Unlike recorded music, which is encumbered by a byzantine morass of agreements among singers, songwriters, producers, record labels and copyright holders, podcasts are generally simpler and more profitable. In most cases, big names get a flat fee and that’s that — no pesky royalties to pay out, no renegotiations. The episodes can live on a platform in perpetuity and are quite popular with advertisers, generating $1 billion and counting in U.S. ad revenue annually.

Finally, and perhaps most critically, Spotify doesn’t want to slide down the slippery slope of booting Rogan and his ilk when there are so many others who are equally problematic. Like so many other major platforms (including Substack, where I write), the company defends its party line with a focus on protecting free speech. But the complexity and cost of moderating content can’t be overstated. To take responsibility for content would cut deeply into profits, probably driving many platforms out of business.

Musicians face a similar slippery slope. Upon leaving Spotify over COVID misinformation concerns, they’d have to confront another reality: The social networks that drive so much of their exposure are also havens for pandemic misinformation.

Is there a tipping point for Spotify, a critical mass of artists whose objections would make the company seriously consider dumping Rogan? Well, we might be having a different conversation if we were talking Drake and Taylor Swift — both of whom boast more than 50 million monthly listeners — instead of Young and Mitchell, who generate a fraction of the spins.
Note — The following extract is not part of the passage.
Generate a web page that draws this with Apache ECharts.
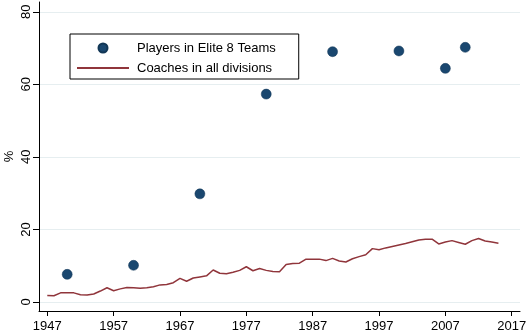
<!DOCTYPE html>
<html>
<head>
<meta charset="utf-8">
<title>Players and coaches</title>
<script src="https://cdn.jsdelivr.net/npm/echarts@6/dist/echarts.min.js"></script>
<style>
  html, body { margin: 0; padding: 0; background: #fff; }
  #chart { width: 529px; height: 334px; }
</style>
</head>
<body>
<div id="chart"></div>
<script>
// players in elite 8 teams (%)
var playerYears = [1950, 1960, 1970, 1980, 1990, 2000, 2007, 2010];
var playerValues = [7.6, 10.1, 29.8, 57.3, 69.0, 69.2, 64.4, 70.2];

// coaches in all divisions (%), one value per year 1947-2015
var coachYears = [
  1947, 1948, 1949, 1950, 1951, 1952, 1953, 1954, 1955, 1956,
  1957, 1958, 1959, 1960, 1961, 1962, 1963, 1964, 1965, 1966,
  1967, 1968, 1969, 1970, 1971, 1972, 1973, 1974, 1975, 1976,
  1977, 1978, 1979, 1980, 1981, 1982, 1983, 1984, 1985, 1986,
  1987, 1988, 1989, 1990, 1991, 1992, 1993, 1994, 1995, 1996,
  1997, 1998, 1999, 2000, 2001, 2002, 2003, 2004, 2005, 2006,
  2007, 2008, 2009, 2010, 2011, 2012, 2013, 2014, 2015
];
var coachValues = [
  1.8, 1.7, 2.5, 2.5, 2.5, 2.0, 1.9, 2.2, 3.0, 3.9,
  3.1, 3.6, 4.0, 3.9, 3.8, 3.9, 4.2, 4.7, 4.8, 5.3,
  6.5, 5.7, 6.6, 6.9, 7.2, 8.8, 7.9, 7.8, 8.2, 8.7,
  9.7, 8.6, 9.2, 8.7, 8.4, 8.3, 10.3, 10.6, 10.7, 11.8,
  11.8, 11.8, 11.4, 12.0, 11.3, 11.0, 11.9, 12.5, 13.0, 14.7,
  14.4, 14.9, 15.3, 15.7, 16.1, 16.6, 17.1, 17.3, 17.3, 16.0,
  16.5, 16.9, 16.4, 15.9, 16.9, 17.5, 16.8, 16.5, 16.2
];

var xTicks = [1947, 1957, 1967, 1977, 1987, 1997, 2007, 2017];
var yTicks = [0, 20, 40, 60, 80];

function pairs(xs, ys) {
  var out = [];
  for (var i = 0; i < xs.length; i++) {
    out.push([xs[i], ys[i]]);
  }
  return out;
}

var chart = echarts.init(document.getElementById('chart'), null, { renderer: 'canvas' });

var font = 'Liberation Sans, Arial, sans-serif';

chart.setOption({
  animation: false,
  backgroundColor: '#fff',
  textStyle: { fontFamily: font },
  // fixed plot box, labels are allowed to sit outside it
  grid: { left: 39, right: 9, top: 2, bottom: 23, outerBoundsMode: 'none', containLabel: false },
  legend: {
    orient: 'vertical',
    left: 70,
    top: 34,
    padding: [7, 23, 4, 6],
    itemWidth: 52,
    itemHeight: 9,
    itemGap: 6,
    backgroundColor: '#fff',
    borderColor: '#000',
    borderWidth: 1,
    borderRadius: 0,
    textStyle: { fontFamily: font, fontSize: 13, color: '#000', lineHeight: 14, padding: [0, 0, 0, 3] },
    data: [
      { name: 'Players in Elite 8 Teams', icon: 'circle' },
      // line only, no dot on it
      { name: 'Coaches in all divisions', itemStyle: { opacity: 0 } }
    ]
  },
  xAxis: {
    type: 'value',
    min: 1945.75,
    max: 2018.25,
    axisLine: { show: true, onZero: false, lineStyle: { color: '#000', width: 1 } },
    axisTick: { show: true, length: 5, customValues: xTicks, lineStyle: { color: '#000' } },
    axisLabel: {
      customValues: xTicks,
      fontSize: 13,
      color: '#000',
      margin: 9,
      formatter: function (value) {
        return String(value);
      }
    },
    splitLine: { show: false }
  },
  yAxis: {
    type: 'value',
    min: -2.5,
    max: 82.7,
    name: '%',
    nameLocation: 'middle',
    nameRotate: 90,
    nameGap: 23,
    nameMoveOverlap: false,
    nameTextStyle: { fontSize: 13, color: '#000' },
    axisLine: { show: true, onZero: false, lineStyle: { color: '#000', width: 1 } },
    axisTick: { show: true, length: 6, customValues: yTicks, lineStyle: { color: '#000' } },
    axisLabel: { customValues: yTicks, rotate: 90, fontSize: 13, color: '#000', margin: 6 },
    splitLine: { show: true, lineStyle: { color: '#e6eef0', width: 1 } }
  },
  series: [
    {
      name: 'Players in Elite 8 Teams',
      type: 'scatter',
      symbol: 'circle',
      symbolSize: 10,
      itemStyle: { color: '#1a476f', opacity: 1, borderColor: '#123756', borderWidth: 0.5 },
      data: pairs(playerYears, playerValues),
      z: 3
    },
    {
      name: 'Coaches in all divisions',
      type: 'line',
      symbol: 'none',
      lineStyle: { color: '#90353b', width: 1.5 },
      itemStyle: { color: '#90353b' },
      data: pairs(coachYears, coachValues),
      z: 2
    }
  ]
});
</script>
</body>
</html>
Perhaps even more disruptive would be an entire record label pulling its roster, a move that would endanger Spotify’s core proposition of offering a nearly unlimited buffet of music to subscribers.

But it’s very difficult to imagine either of those scenarios unfolding, because of the financial implications.

By far the most likely outcome: Spotify takes a hit in the short term but keeps its perch atop the streaming heap. For Young, the episode burnishes an already golden legacy of standing up for what’s right, no matter the cost.

Sounds right on brand for both.

Zack O’Malley Greenburg, author of the Jay-Z biography “Empire State of Mind” and formerly senior editor of media and entertainment at Forbes, writes about the business of music on Substack.